Retype the data that follows line by line, exactly, and leave its pictures out.

___ Data excerpt

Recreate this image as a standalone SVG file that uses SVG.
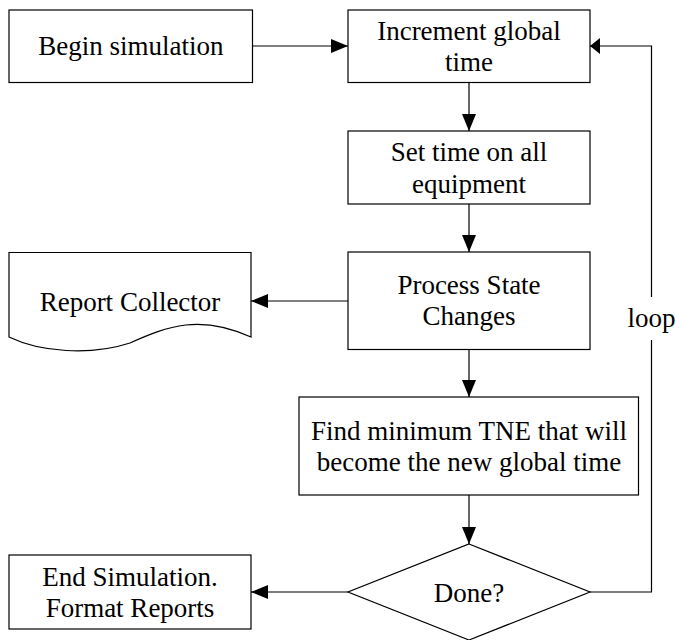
<svg xmlns="http://www.w3.org/2000/svg" width="675" height="640" viewBox="0 0 675 640">
<style>
.box{fill:#fff;stroke:#000;stroke-width:1.2}
.ln{fill:none;stroke:#000;stroke-width:1.2}
</style>
<defs>
<marker id="ah" markerUnits="userSpaceOnUse" markerWidth="18" markerHeight="14" refX="17" refY="7" orient="auto" overflow="visible">
<path d="M0,0 L17,7 L0,14 z" fill="#000"/>
</marker>
<marker id="ahs" markerUnits="userSpaceOnUse" markerWidth="10" markerHeight="16" refX="10" refY="8" orient="auto" overflow="visible">
<path d="M0,0 L10,8 L0,16 z" fill="#000"/>
</marker>
</defs>
<rect width="675" height="640" fill="#fff"/>
<g font-family="Liberation Serif, Times New Roman, DejaVu Serif, serif" font-size="27" fill="#000" text-anchor="middle">
<g id="connectors">
<line class="ln" x1="253" y1="46" x2="348" y2="46" marker-end="url(#ah)"/>
<line class="ln" x1="469" y1="82" x2="469" y2="131" marker-end="url(#ah)"/>
<line class="ln" x1="469" y1="204" x2="469" y2="252" marker-end="url(#ah)"/>
<line class="ln" x1="348" y1="301" x2="251" y2="301" marker-end="url(#ah)"/>
<line class="ln" x1="469" y1="349.5" x2="469" y2="397" marker-end="url(#ah)"/>
<line class="ln" x1="469" y1="495" x2="469" y2="544" marker-end="url(#ah)"/>
<line class="ln" x1="348" y1="592" x2="251" y2="592" marker-end="url(#ah)"/>
<polyline class="ln" points="590,592 651.5,592 651.5,340"/>
<polyline class="ln" points="651.5,297 651.5,46 590,46" marker-end="url(#ahs)"/>
<text x="651.5" y="327">loop</text>
</g>
<g id="begin">
<rect class="box" x="9" y="10" width="243.5" height="72.5"/>
<text x="130.8" y="55">Begin simulation</text>
</g>
<g id="increment">
<rect class="box" x="348" y="10" width="242" height="72.5"/>
<text x="469" y="39.5">Increment global</text>
<text x="469" y="70.5">time</text>
</g>
<g id="settime">
<rect class="box" x="348" y="131" width="242" height="73"/>
<text x="469" y="161">Set time on all</text>
<text x="469" y="192.5">equipment</text>
</g>
<g id="process">
<rect class="box" x="348" y="252" width="242" height="97.5"/>
<text x="469" y="293.5">Process State</text>
<text x="469" y="325">Changes</text>
</g>
<g id="report">
<path class="box" d="M9,252.5 L251,252.5 L251,337 C200,314 168,326 130,343 C90,356 40,352 9,337 Z"/>
<text x="130" y="310.5">Report Collector</text>
</g>
<g id="findmin">
<rect class="box" x="299" y="397" width="339.5" height="98"/>
<text x="469" y="439.5">Find minimum TNE that will</text>
<text x="469" y="470.5">become the new global time</text>
</g>
<g id="done">
<polygon class="box" points="469,544 590,592 469,640 348,592"/>
<text x="469" y="601.5">Done?</text>
</g>
<g id="end">
<rect class="box" x="9" y="555" width="242" height="74"/>
<text x="130" y="585.5">End Simulation.</text>
<text x="130" y="616.5">Format Reports</text>
</g>
</g>
</svg>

______

Answer to this task:
Recreate this image as a standalone SVG file that uses SVG.
<svg xmlns="http://www.w3.org/2000/svg" width="675" height="640" viewBox="0 0 675 640">
<style>
.box{fill:#fff;stroke:#000;stroke-width:1.2}
.ln{fill:none;stroke:#000;stroke-width:1.2}
</style>
<defs>
<marker id="ah" markerUnits="userSpaceOnUse" markerWidth="18" markerHeight="14" refX="17" refY="7" orient="auto" overflow="visible">
<path d="M0,0 L17,7 L0,14 z" fill="#000"/>
</marker>
<marker id="ahs" markerUnits="userSpaceOnUse" markerWidth="10" markerHeight="16" refX="10" refY="8" orient="auto" overflow="visible">
<path d="M0,0 L10,8 L0,16 z" fill="#000"/>
</marker>
</defs>
<rect width="675" height="640" fill="#fff"/>
<g font-family="Liberation Serif, Times New Roman, DejaVu Serif, serif" font-size="27" fill="#000" text-anchor="middle">
<g id="connectors">
<line class="ln" x1="253" y1="46" x2="348" y2="46" marker-end="url(#ah)"/>
<line class="ln" x1="469" y1="82" x2="469" y2="131" marker-end="url(#ah)"/>
<line class="ln" x1="469" y1="204" x2="469" y2="252" marker-end="url(#ah)"/>
<line class="ln" x1="348" y1="301" x2="251" y2="301" marker-end="url(#ah)"/>
<line class="ln" x1="469" y1="349.5" x2="469" y2="397" marker-end="url(#ah)"/>
<line class="ln" x1="469" y1="495" x2="469" y2="544" marker-end="url(#ah)"/>
<line class="ln" x1="348" y1="592" x2="251" y2="592" marker-end="url(#ah)"/>
<polyline class="ln" points="590,592 651.5,592 651.5,340"/>
<polyline class="ln" points="651.5,297 651.5,46 590,46" marker-end="url(#ahs)"/>
<text x="651.5" y="327">loop</text>
</g>
<g id="begin">
<rect class="box" x="9" y="10" width="243.5" height="72.5"/>
<text x="130.8" y="55">Begin simulation</text>
</g>
<g id="increment">
<rect class="box" x="348" y="10" width="242" height="72.5"/>
<text x="469" y="39.5">Increment global</text>
<text x="469" y="70.5">time</text>
</g>
<g id="settime">
<rect class="box" x="348" y="131" width="242" height="73"/>
<text x="469" y="161">Set time on all</text>
<text x="469" y="192.5">equipment</text>
</g>
<g id="process">
<rect class="box" x="348" y="252" width="242" height="97.5"/>
<text x="469" y="293.5">Process State</text>
<text x="469" y="325">Changes</text>
</g>
<g id="report">
<path class="box" d="M9,252.5 L251,252.5 L251,337 C200,314 168,326 130,343 C90,356 40,352 9,337 Z"/>
<text x="130" y="310.5">Report Collector</text>
</g>
<g id="findmin">
<rect class="box" x="299" y="397" width="339.5" height="98"/>
<text x="469" y="439.5">Find minimum TNE that will</text>
<text x="469" y="470.5">become the new global time</text>
</g>
<g id="done">
<polygon class="box" points="469,544 590,592 469,640 348,592"/>
<text x="469" y="601.5">Done?</text>
</g>
<g id="end">
<rect class="box" x="9" y="555" width="242" height="74"/>
<text x="130" y="585.5">End Simulation.</text>
<text x="130" y="616.5">Format Reports</text>
</g>
</g>
</svg>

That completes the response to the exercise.